- Date: 2012
- Page count: 232 pages
- Publisher: Top Shelf Productions

Creative team
- Writers: Jeff Lemire
- Artist: Jeff Lemire

Original publication
- Published in: Top Shelf Productions
- Date of publication: August 2012
- Language: English

= The Underwater Welder =

2012 graphic novel ghost story by Jeff Lemire

The Underwater Welder is a graphic novel ghost story by Jeff Lemire, published in 2012 by Top Shelf Productions. The main character, Jack Joseph, is an offshore oil rig worker responsible for scuba-diving and repairing the rig. On shore, his wife is pregnant with their unborn son and Jack feels the pressure of impending fatherhood. On one dive, Jack encounters a supernatural presence at the bottom of the sea that puts him in contact with the ghost of his own father.

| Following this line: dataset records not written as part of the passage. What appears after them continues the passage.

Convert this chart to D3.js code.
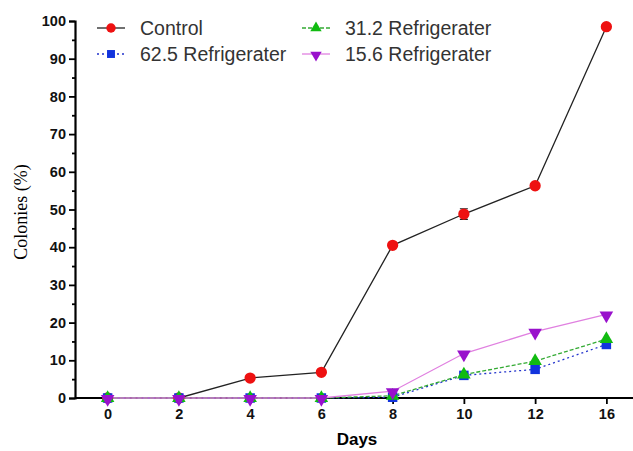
<!DOCTYPE html>
<html>
<head>
<meta charset="utf-8">
<script src="https://cdn.jsdelivr.net/npm/d3@7"></script>
<style>
  body { margin: 0; background: #fff; }
  svg { display: block; }
</style>
</head>
<body>
<svg id="chart"></svg>
<script>
// data
const days = ["0", "2", "4", "6", "8", "10", "12", "16"];
const control = [0, 0, 5.3, 6.8, 40.5, 48.8, 56.3, 98.5];
const controlErr = [0, 0, 0, 0, 0, 1.4, 0, 0];
const fridge625 = [0, 0, 0, 0, 0.2, 6, 7.6, 14.2];
const fridge312 = [0, 0, 0, 0, 0.6, 6.2, 9.8, 15.6];
const fridge156 = [0, 0, 0, 0, 1.8, 11.8, 17.6, 22.2];
const yTicks = [0, 10, 20, 30, 40, 50, 60, 70, 80, 90, 100];

const W = 633, H = 451;
const svg = d3.select("#chart").attr("width", W).attr("height", H);

const x = d3.scalePoint().domain(days).range([72, 642]).padding(0.5);
const y = d3.scaleLinear().domain([0, 100]).range([398, 21]);

const series = [
  { name: "Control", values: control, line: "#222", dash: null, fill: "#ee1111", shape: d3.symbolCircle, size: 100 },
  { name: "62.5 Refrigerater", values: fridge625, line: "#2233cc", dash: "2,3", fill: "#1133dd", shape: d3.symbolSquare, size: 90 },
  { name: "31.2 Refrigerater", values: fridge312, line: "#33aa33", dash: "4,2", fill: "#11bb11", shape: d3.symbolTriangle, size: 80 },
  { name: "15.6 Refrigerater", values: fridge156, line: "#e080e0", dash: null, fill: "#9911cc", shape: d3.symbolTriangle, size: 80, flip: true }
];

// axes
svg.append("g")
  .attr("transform", "translate(75,0)")
  .call(d3.axisLeft(y).tickValues(yTicks).tickSize(6).tickPadding(3));
svg.append("g")
  .attr("transform", "translate(75,0)")
  .call(d3.axisLeft(y).tickValues(d3.range(5, 100, 10)).tickSize(3).tickFormat(""))
  .call(g => g.select(".domain").remove());
const xAxis = svg.append("g")
  .attr("transform", `translate(0,${y(0)})`)
  .call(d3.axisBottom(x).tickSize(6).tickPadding(5).tickSizeOuter(0));

svg.selectAll(".domain").attr("stroke", "#000").attr("stroke-width", 2.2);
svg.selectAll(".tick line").attr("stroke", "#000").attr("stroke-width", 1.8);
svg.selectAll(".tick text")
  .attr("font-family", "Liberation Sans, Arial, sans-serif")
  .attr("font-size", 14.5).attr("font-weight", "bold").attr("fill", "#111");
xAxis.select(".domain").attr("d", `M75,0H${W}`);

// axis titles
svg.append("text")
  .attr("x", 357).attr("y", 445)
  .attr("text-anchor", "middle")
  .attr("font-family", "Liberation Sans, Arial, sans-serif")
  .attr("font-size", 17).attr("font-weight", "bold")
  .text("Days");
svg.append("text")
  .attr("transform", "translate(27,212) rotate(-90)")
  .attr("text-anchor", "middle")
  .attr("font-family", "Liberation Serif, Times New Roman, serif")
  .attr("font-size", 18)
  .text("Colonies (%)");

// lines
const line = d3.line().x((d, i) => x(days[i])).y(d => y(d));
series.forEach(s => {
  svg.append("path")
    .datum(s.values)
    .attr("fill", "none")
    .attr("stroke", s.line)
    .attr("stroke-width", 1.3)
    .attr("stroke-dasharray", s.dash)
    .attr("d", line);
});

// error bars on control
svg.selectAll(".err")
  .data(controlErr.map((e, i) => ({ e, i })).filter(d => d.e > 0))
  .join("path")
  .attr("stroke", "#222").attr("stroke-width", 1.2).attr("fill", "none")
  .attr("d", d => {
    const cx = x(days[d.i]);
    const y1 = y(control[d.i] + d.e), y2 = y(control[d.i] - d.e);
    return `M${cx - 4},${y1}H${cx + 4}M${cx},${y1}V${y2}M${cx - 4},${y2}H${cx + 4}`;
  });

// markers
series.forEach(s => {
  svg.append("g").selectAll("path")
    .data(s.values)
    .join("path")
    .attr("d", d3.symbol().type(s.shape).size(s.size))
    .attr("transform", (d, i) => `translate(${x(days[i])},${y(d) + (s.flip ? 1 : 0)})${s.flip ? " rotate(180)" : ""}`)
    .attr("fill", s.fill);
});

// legend
const legendPos = [[97, 28], [97, 54], [302, 28], [302, 54]];
series.forEach((s, i) => {
  const [lx, ly] = legendPos[i];
  const g = svg.append("g").attr("transform", `translate(${lx},${ly})`);
  g.append("line").attr("x1", 0).attr("x2", 28)
    .attr("stroke", s.line).attr("stroke-width", 1.3).attr("stroke-dasharray", s.dash);
  g.append("path")
    .attr("d", d3.symbol().type(s.shape).size(s.size * 0.7))
    .attr("transform", `translate(14,${s.flip ? 1 : 0})${s.flip ? " rotate(180)" : ""}`)
    .attr("fill", s.fill);
  g.append("text")
    .attr("x", 43).attr("y", 7)
    .attr("font-family", "Liberation Sans, Arial, sans-serif")
    .attr("font-size", 19.5).attr("fill", "#333")
    .text(s.name);
});
</script>
</body>
</html>
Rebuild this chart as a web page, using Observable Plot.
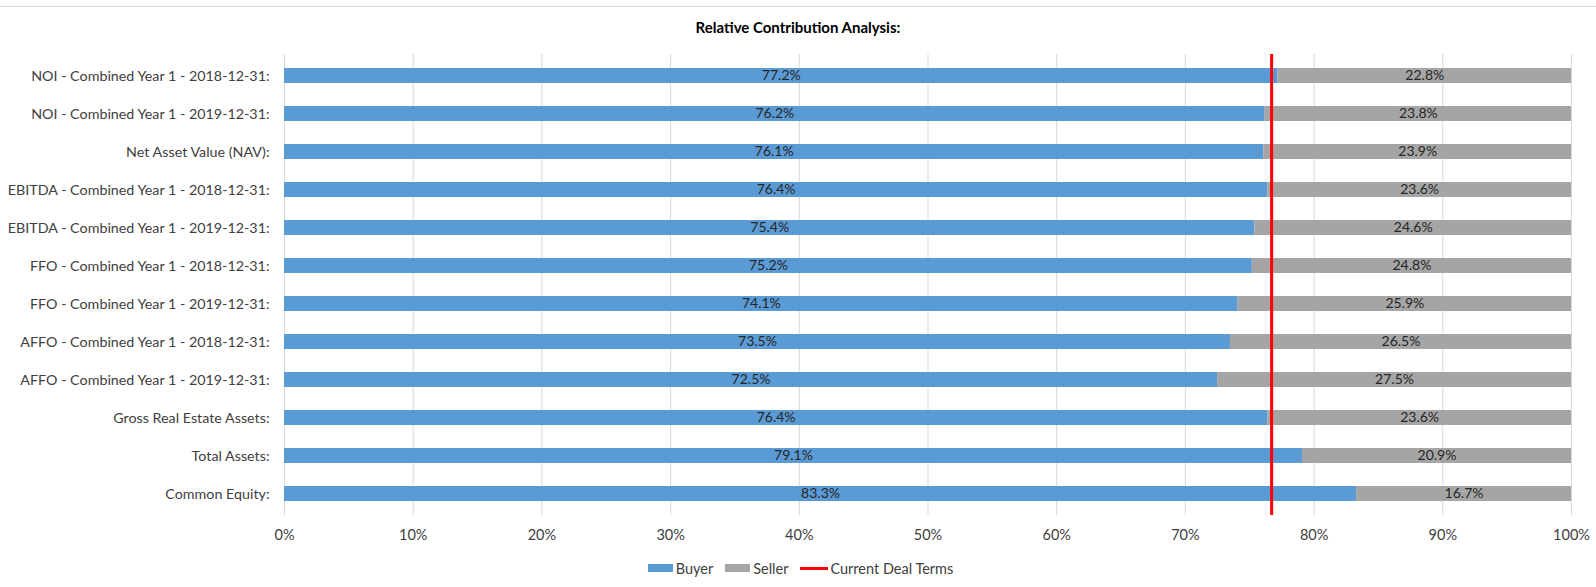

The story explores themes dealing with the relationship between father and sons and memory and reality.

==Critical reception==

Various critical websites hailed The Underwater Welder as one of the best graphic novels of 2012. Comic Book Resources, The A.V. Club, and ComicsAlliance listed the graphic novel in their "Best of 2012" lists.

==Film adaptation==
In March 2017, Anonymous Content and Ryan Gosling announced that they will produce a film based on the graphic novel.